The drafting of the deed of certification of succession, on the other hand, constitutes an act distinct from the notarial deed referred to in Article 79(1a) of the PrNot. Statutory obligations, including those set out in Article 72 of the AML Act, apply only to entities that are obliged institutions within the meaning of the AML Act. As indicated above, having regard to Article 2.1.13 and 13a) of the AML Act, a notary is not an institution required to draw up an act of certification of succession.
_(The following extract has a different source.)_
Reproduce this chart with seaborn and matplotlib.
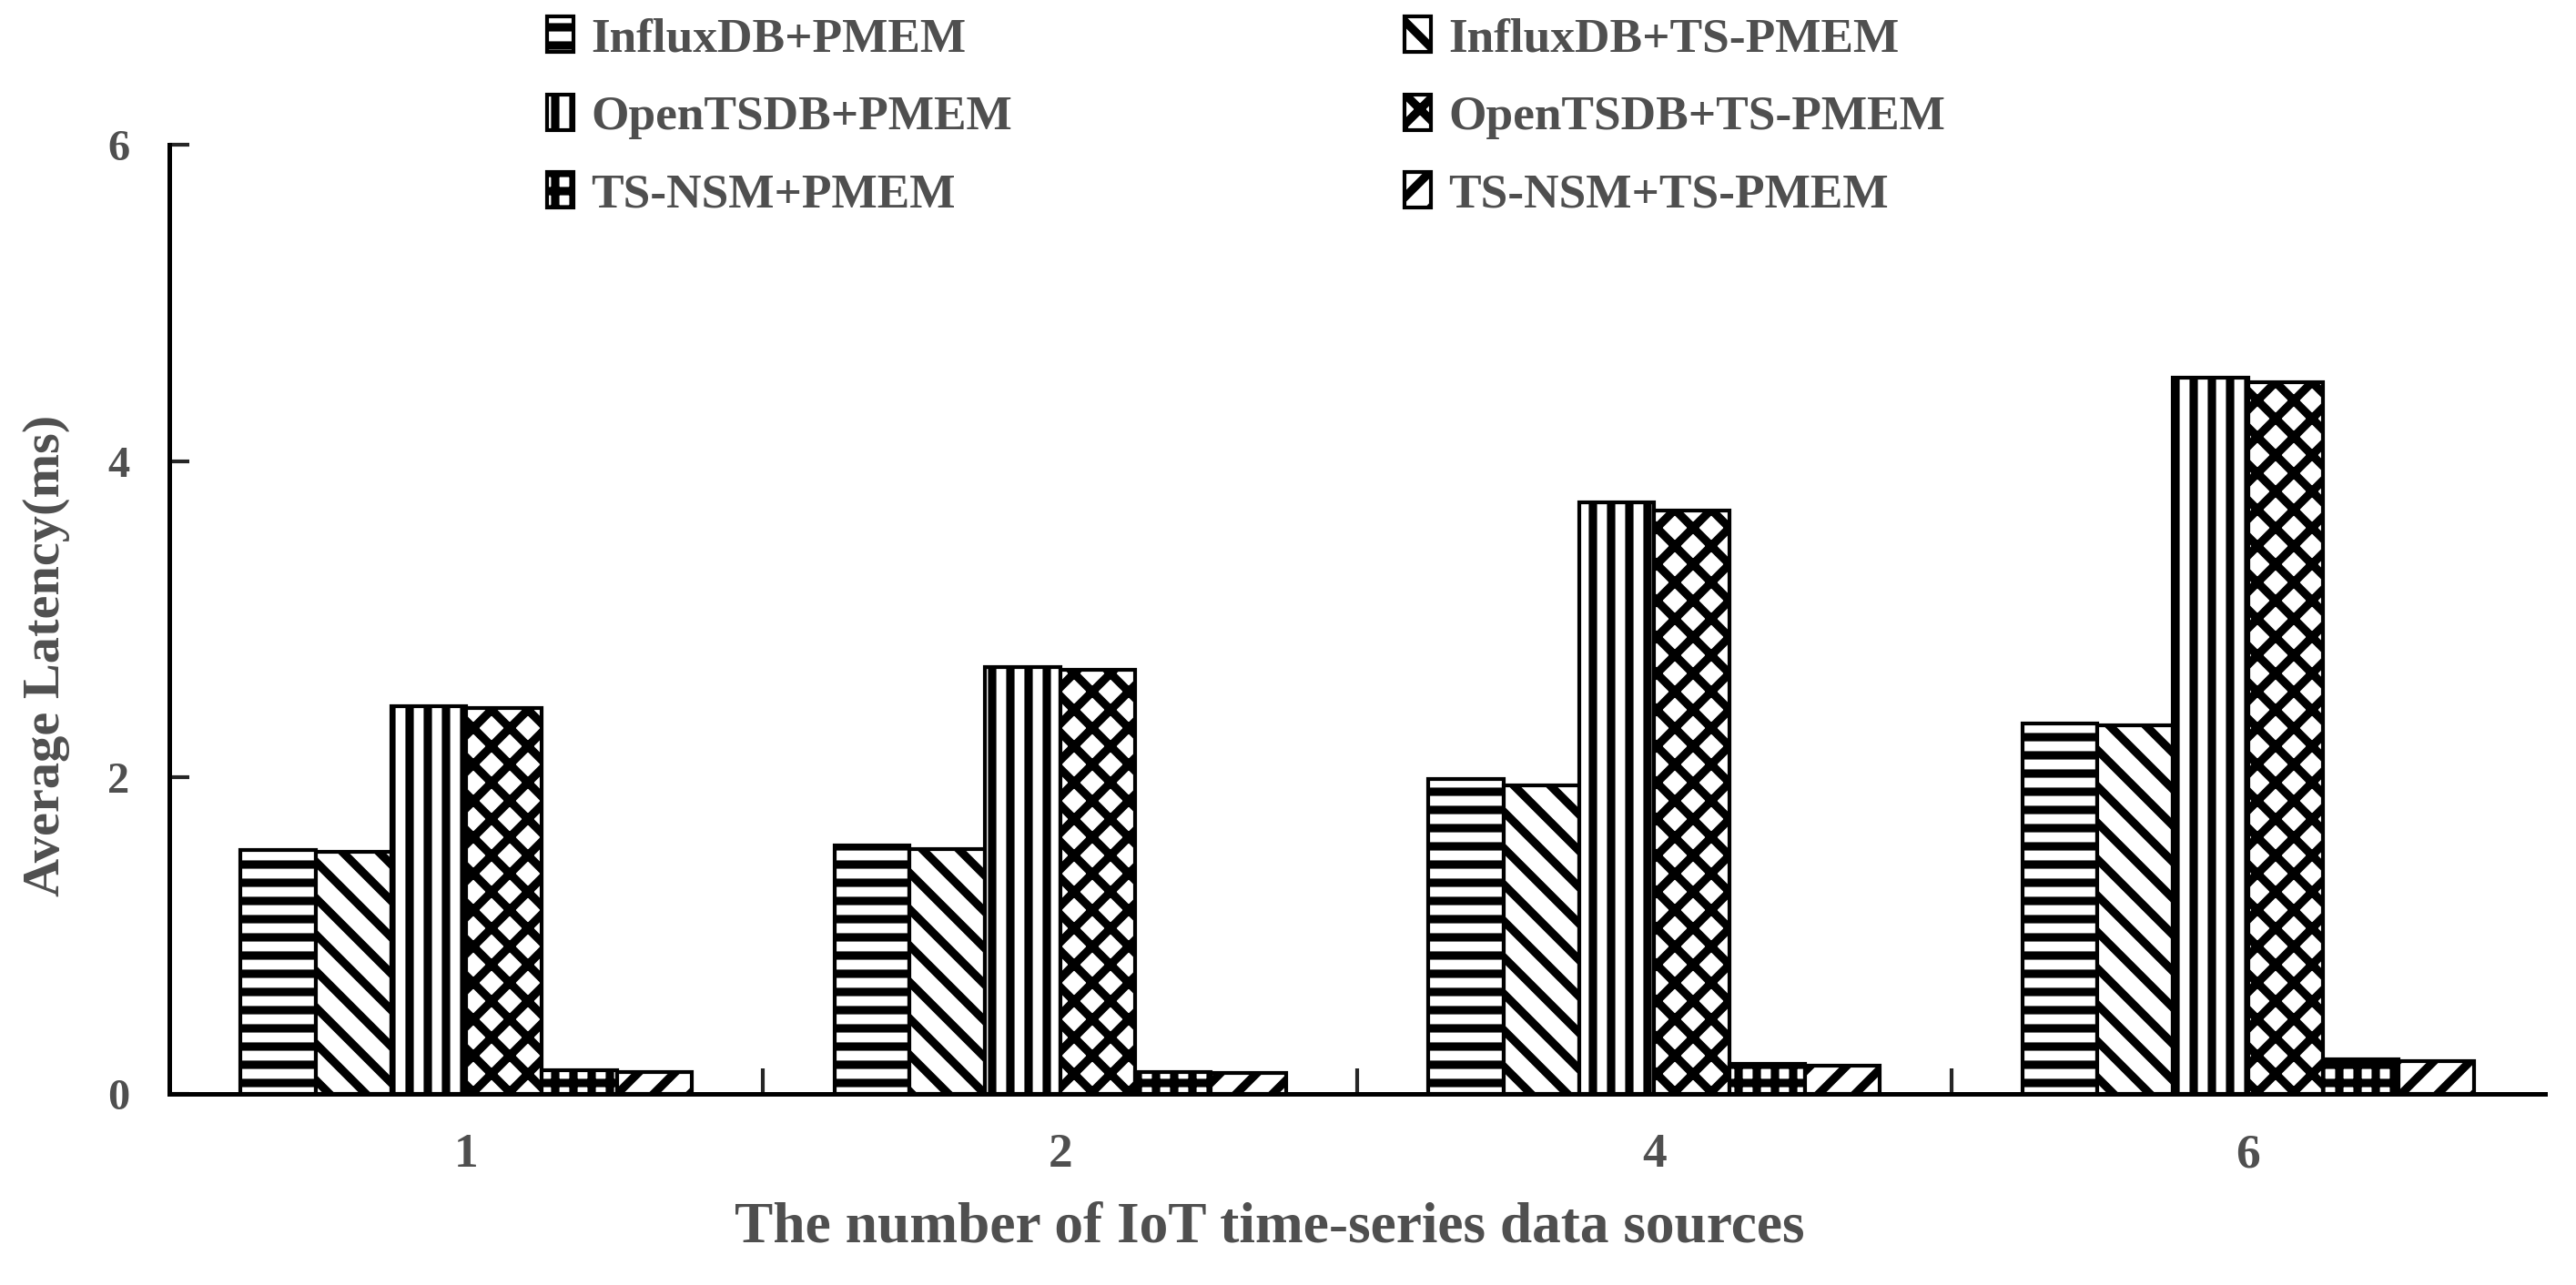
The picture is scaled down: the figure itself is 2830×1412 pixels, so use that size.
import seaborn as sns
import matplotlib.pyplot as plt
import matplotlib.patches as mpatches
import pandas as pd

# data
sources = ["1", "2", "4", "6"]
methods = ["InfluxDB+PMEM", "InfluxDB+TS-PMEM", "OpenTSDB+PMEM",
           "OpenTSDB+TS-PMEM", "TS-NSM+PMEM", "TS-NSM+TS-PMEM"]
influx_pmem = [1.54, 1.57, 1.99, 2.34]
influx_tspmem = [1.53, 1.55, 1.95, 2.33]
opentsdb_pmem = [2.45, 2.70, 3.74, 4.53]
opentsdb_tspmem = [2.44, 2.68, 3.69, 4.50]
tsnsm_pmem = [0.15, 0.14, 0.19, 0.22]
tsnsm_tspmem = [0.14, 0.13, 0.18, 0.21]
hatches = ["-", "\\", "|", "x", "+", "/"]

series = [influx_pmem, influx_tspmem, opentsdb_pmem,
          opentsdb_tspmem, tsnsm_pmem, tsnsm_tspmem]
rows = []
for m, vals in zip(methods, series):
    for s, v in zip(sources, vals):
        rows.append({"sources": s, "latency": v, "method": m})
df = pd.DataFrame(rows)

sns.set_style("ticks")
plt.rcParams["font.family"] = ["Liberation Serif", "DejaVu Serif"]
plt.rcParams["hatch.linewidth"] = 5.5
plt.rcParams["hatch.color"] = "black"
text_color = "#4f4f4f"

fig = plt.figure(figsize=(2830 / 120, 1412 / 120), dpi=120)
ax = fig.add_axes([0.0657, 0.1487, 0.9223, 0.7387])

sns.barplot(data=df, x="sources", y="latency", hue="method", order=sources,
            hue_order=methods, palette=["white"] * 6, width=0.76,
            edgecolor="black", linewidth=2.5, errorbar=None, ax=ax,
            legend=False)

for cont, h in zip(ax.containers, hatches):
    for bar in cont:
        bar.set_hatch(h)
        bar.set_edgecolor("black")

ax.set_xlim(-0.5, 3.5)
ax.set_ylim(0, 6)
ax.set_yticks([0, 2, 4, 6])
ax.set_yticklabels(["0", "2", "4", "6"], fontsize=29, fontweight="bold",
                   color=text_color)
ax.set_xticks(range(4))
ax.set_xticklabels(sources, fontsize=32, fontweight="bold", color=text_color)
ax.set_xticks([0.5, 1.5, 2.5], minor=True)
ax.tick_params(axis="x", which="major", length=0, pad=26)
ax.tick_params(axis="x", which="minor", direction="in", length=17, width=2.5)
ax.tick_params(axis="y", direction="in", length=13, width=2.5, pad=26)
ax.set_xlabel("")
ax.set_ylabel("")
sns.despine(ax=ax)
for sp in ["left", "bottom"]:
    ax.spines[sp].set_linewidth(3)
    ax.spines[sp].set_color("black")

fig.text(0.493, 0.044, "The number of IoT time-series data sources",
         ha="center", va="center", fontsize=38, fontweight="bold",
         color=text_color)
fig.text(0.018, 0.49, "Average Latency(ms)", rotation=90, ha="center",
         va="center", fontsize=35, fontweight="bold", color=text_color)

# legend: two columns placed like the reference
handles = [mpatches.Patch(facecolor="white", edgecolor="black", hatch=h,
                          linewidth=2.5) for h in hatches]
kw = dict(frameon=False, handlelength=0.55, handleheight=0.75,
          handletextpad=0.35, labelspacing=0.68, borderpad=0,
          borderaxespad=0, loc="upper left", labelcolor=text_color,
          prop={"weight": "bold", "size": 32})
leg1 = fig.legend([handles[0], handles[2], handles[4]],
                  [methods[0], methods[2], methods[4]],
                  bbox_to_anchor=(0.2124, 0.987), **kw)
leg2 = fig.legend([handles[1], handles[3], handles[5]],
                  [methods[1], methods[3], methods[5]],
                  bbox_to_anchor=(0.5452, 0.987), **kw)

plt.savefig("out.png", dpi=120)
Obligations towards the General Inspector shall be independent of the order to inform the Head of the National Revenue Administration, hereinafter referred to as: ‘Head of the National Revenue Administration’, to carry out the activities specified in the regulations. Pursuant to Article 84a(1)(2) of the Tax Code of 29 August 1997 (Journal of Laws 2025, item 111, as amended) the notary is obliged to provide the Head of the National Revenue Administration with information about the registered deed of certification of succession. More information on reporting to the Head of the National Revenue Administration can be found in Communication No. 49 on the reporting of information by notaries to the GIFI and the Head of the National Revenue Administration, available at: https://www.gov.pl/web/finanse/Communication-No-49-on-reporting-information-by-notaries-to-giif-and-chief-cassette .
Summary
The obligation to report actions to the General Inspector by a notary arises only if the conditions set out in Article 72.4 in conjunction with Art. 2.1.13 of the AML Act, i.e. when the activity:
1. is made in the form of a notarial deed;
2. is included in the catalogue of activities indicated in Art.2.1.13 of the AML Act;
3. its equivalent exceeds EUR 15 000.
Legal situation as at 15 May 2025. The General Inspector reserves the right to update and supplement the content of the communication. The above communication does not concern the transmission of information to the Head of the National Revenue Administration.